The lockdown lasted until April 8.
The psychological toll of both quarantine and censorship was captured by Wuhan writer Fang Fang in her online diary. In a post translated by China Digital Times, Fang complained about the sacrifices of Wuhan’s people being overlooked:
We’re all still stuck at home on lockdown, yet some people are already singing praise to the government and posting book covers about the victory that has been achieved (if they’re not trolling). What do the people of Wuhan have to say? Whether anxious or upset, we’ve put up with it all, haven’t we? Yet even the victory is theirs. Today I saw this phrase: “When you hear someone say ‘we will do this at all costs,’ don’t assume that you are the ‘we’; you are only the ‘cost’ that is being paid.”
As Fang suggests, the pandemic turned Wuhan into a political pawn. Within China, the city was both celebrated and feared – local doctors were feted for their toils but also ferried around China (and even abroad) to promote the government’s success in the COVID-19 fight. Meanwhile, people from Wuhan faced discrimination within China.

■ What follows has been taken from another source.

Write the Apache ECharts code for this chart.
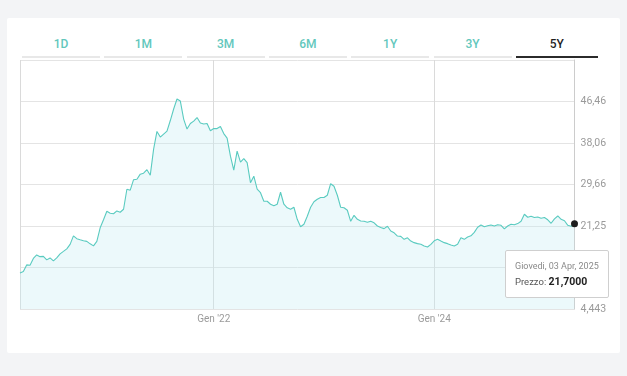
<!DOCTYPE html>
<html>
<head>
<meta charset="utf-8">
<script src="https://cdn.jsdelivr.net/npm/echarts@6/dist/echarts.min.js"></script>
<style>
html, body { margin:0; padding:0; width:627px; height:376px; overflow:hidden; background:#f3f4f6;
  font-family: Roboto, "Noto Sans", sans-serif; }
#card { position:absolute; left:7px; top:18px; width:613px; height:335px; background:#fff; border-radius:2px; }
.tab { position:absolute; top:36px; height:20px; border-bottom:2px solid #e8e8e8; text-align:center;
  font-size:12px; line-height:16px; font-weight:500; color:#62c7bc; }
.tab.on { color:#1f1f1f; border-bottom-color:#2b2b2b; }
#chart { position:absolute; left:0; top:0; width:627px; height:376px; }
</style>
</head>
<body>
<div id="card"></div>
<div id="tabs"></div>
<div id="chart"></div>
<script>
// periodi (tab in alto)
var tabs = ['1D', '1M', '3M', '6M', '1Y', '3Y', '5Y'];
var activeTab = '5Y';

// prezzi, un punto ogni 11 giorni dal 03/04/2020 al 03/04/2025
var startDate = '2020-04-03';
var stepDays = 11;
var prices = [
  11.75, 12.05, 13.37, 13.30, 14.69, 15.40, 15.04, 15.10, 14.39, 14.79,
  14.19, 14.79, 15.61, 16.11, 16.62, 17.54, 19.26, 18.69, 18.45, 18.25,
  18.14, 17.64, 17.23, 18.14, 20.88, 22.51, 24.23, 23.83, 23.73, 24.30,
  24.03, 24.64, 28.70, 28.50, 30.63, 30.73, 31.75, 31.95, 32.66, 31.54,
  36.82, 40.40, 39.26, 39.87, 40.47, 42.61, 44.94, 46.97, 46.56, 42.91,
  40.88, 42.00, 42.50, 43.21, 42.10, 41.90, 42.00, 40.54, 40.98, 40.98,
  41.39, 39.97, 39.05, 35.40, 32.56, 36.41, 34.18, 34.89, 34.08, 30.02,
  31.34, 28.70, 27.99, 26.26, 26.26, 25.66, 25.35, 25.66, 28.09, 25.66,
  24.94, 24.64, 25.05, 22.61, 21.09, 21.60, 23.22, 25.05, 26.16, 26.67,
  27.02, 27.02, 27.48, 29.82, 29.31, 27.48, 25.05, 24.94, 24.44, 22.20,
  23.42, 22.61, 22.27, 22.20, 22.00, 22.20, 21.90, 21.25, 20.93, 20.72,
  21.19, 20.23, 19.87, 19.22, 19.16, 18.55, 18.85, 18.20, 17.88, 17.68,
  17.54, 17.19, 16.99, 17.54, 18.25, 18.55, 18.20, 17.88, 17.68, 17.39,
  17.19, 17.54, 18.85, 18.55, 19.02, 19.26, 19.97, 20.99, 21.45, 21.09,
  21.29, 21.45, 21.25, 21.49, 21.39, 20.68, 21.25, 21.60, 21.49, 21.74,
  22.20, 23.63, 23.02, 23.22, 22.96, 23.08, 22.81, 22.96, 22.51, 21.80,
  22.71, 23.28, 22.61, 22.31, 21.39, 21.19, 21.70
];

// etichette asse x
var xTickDates = ['2022-01-01', '2024-01-01'];
var xTickLabels = ["Gen '22", "Gen '24"];

// scala asse y
var yMin = 4.443;
var yStep = 8.4042;
var yMax = yMin + 6 * yStep;

var giorni = ['Domenica', 'Lunedi', 'Martedi', 'Mercoledi', 'Giovedi', 'Venerdi', 'Sabato'];
var mesi = ['Gen', 'Feb', 'Mar', 'Apr', 'Mag', 'Giu', 'Lug', 'Ago', 'Set', 'Ott', 'Nov', 'Dic'];

// tab
var tabBox = document.getElementById('tabs');
tabs.forEach(function (t, i) {
  var d = document.createElement('div');
  d.className = 'tab' + (t === activeTab ? ' on' : '');
  d.style.left = (22 + i * 82.3) + 'px';
  d.style.width = (i === tabs.length - 1 ? 82 : 78) + 'px';
  d.textContent = t;
  tabBox.appendChild(d);
});

// date categorie
var t0 = Date.parse(startDate + 'T00:00:00Z');
var dates = prices.map(function (p, i) { return new Date(t0 + i * stepDays * 86400000); });
var cats = dates.map(function (d) { return d.toISOString().slice(0, 10); });
var last = prices.length - 1;

// indice più vicino per ogni etichetta
var tickIdx = {};
xTickDates.forEach(function (s, j) {
  var t = Date.parse(s + 'T00:00:00Z');
  var best = 0;
  dates.forEach(function (d, i) {
    if (Math.abs(d - t) < Math.abs(dates[best] - t)) best = i;
  });
  tickIdx[best] = xTickLabels[j];
});

function fmt(v, dec) { return v.toFixed(dec).replace('.', ','); }

var option = {
  animation: false,
  grid: { left: 20, right: 52.5, top: 60, bottom: 67 },
  xAxis: {
    type: 'category',
    data: cats,
    boundaryGap: false,
    axisLine: { show: false },
    axisTick: { show: false },
    axisLabel: {
      interval: function (i) { return tickIdx[i] !== undefined; },
      formatter: function (v, i) { return tickIdx[i] || ''; },
      color: '#9a9a9a', fontSize: 10, margin: 5, fontFamily: 'Roboto'
    },
    splitLine: {
      show: true,
      interval: function (i) { return i === 0 || tickIdx[i] !== undefined; },
      lineStyle: { color: '#dadada', width: 1 }
    }
  },
  yAxis: {
    type: 'value',
    position: 'right',
    min: yMin, max: yMax, interval: yStep,
    axisLine: { show: true, onZero: false, lineStyle: { color: '#cccccc' } },
    axisTick: { show: false },
    axisLabel: {
      color: '#9a9a9a', fontSize: 10.5, margin: 6, fontFamily: 'Roboto',
      showMaxLabel: false,
      formatter: function (v) { return v.toPrecision(4).replace('.', ','); }
    },
    splitLine: { lineStyle: { color: '#e4e4e4' } }
  },
  tooltip: {
    trigger: 'axis',
    triggerOn: 'none',
    alwaysShowContent: true,
    axisPointer: { type: 'none' },
    position: function () { return [505, 250]; },
    backgroundColor: '#fff',
    borderColor: '#cfcfcf',
    borderWidth: 1,
    padding: [8, 9, 7, 9],
    extraCssText: 'box-shadow:none;border-radius:2px;',
    formatter: function (params) {
      var i = params[0].dataIndex;
      var d = dates[i];
      var dd = ('0' + d.getUTCDate()).slice(-2);
      var line1 = giorni[d.getUTCDay()] + ', ' + dd + ' ' + mesi[d.getUTCMonth()] + ', ' + d.getUTCFullYear();
      return '<div style="font-family:Roboto;font-size:9px;color:#8a8a8a;line-height:15px">' + line1 + '</div>' +
        '<div style="font-family:Roboto;font-size:9.5px;color:#555;line-height:16px">Prezzo: ' +
        '<b style="font-size:10.5px;color:#222">' + fmt(prices[i], 4) + '</b></div>';
    }
  },
  series: [{
    type: 'line',
    data: prices,
    showSymbol: false,
    symbol: 'circle',
    symbolSize: 7,
    z: 5,
    lineStyle: { color: '#52b9af', width: 1.1 },
    itemStyle: { color: '#1e1e1e', borderWidth: 0 },
    areaStyle: { color: 'rgba(196,236,241,0.45)' },
    emphasis: {
      scale: false,
      itemStyle: { color: '#1e1e1e', borderColor: '#1e1e1e', borderWidth: 0 },
      lineStyle: { width: 1.1 },
      areaStyle: { color: 'rgba(196,236,241,0.45)' }
    },
    markLine: {
      silent: true,
      symbol: 'none',
      z: 1,
      label: { show: false },
      lineStyle: { color: '#cccccc', type: 'solid', width: 1 },
      emphasis: { disabled: true },
      data: [[{ xAxis: last, yAxis: yMin }, { xAxis: last, yAxis: yMax }]]
    }
  }]
};

var chart = echarts.init(document.getElementById('chart'));
chart.setOption(option);
chart.dispatchAction({ type: 'showTip', seriesIndex: 0, dataIndex: last });
</script>
</body>
</html>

Overseas, figures like Trump reveled in calling COVID-19 the “Wuhan virus,” ascribing blame to the pandemic’s first victims. The angry finger-pointing after the recent pool party is more of the same: The party-goers are somehow held responsible not only for the pandemic, but for other countries’ difficulties in containing it.
Today, it has been some three months since the last reported case of community transmission in Wuhan. Even now, restrictions remain. In order to enter the Wuhan water park, for instance, party-goers need to reserve tickets online in advance with their national ID number. Upon arrival, they need to present their ID and a green health code generated from mobile apps that track people’s movements and whether they are subject to virus quarantine.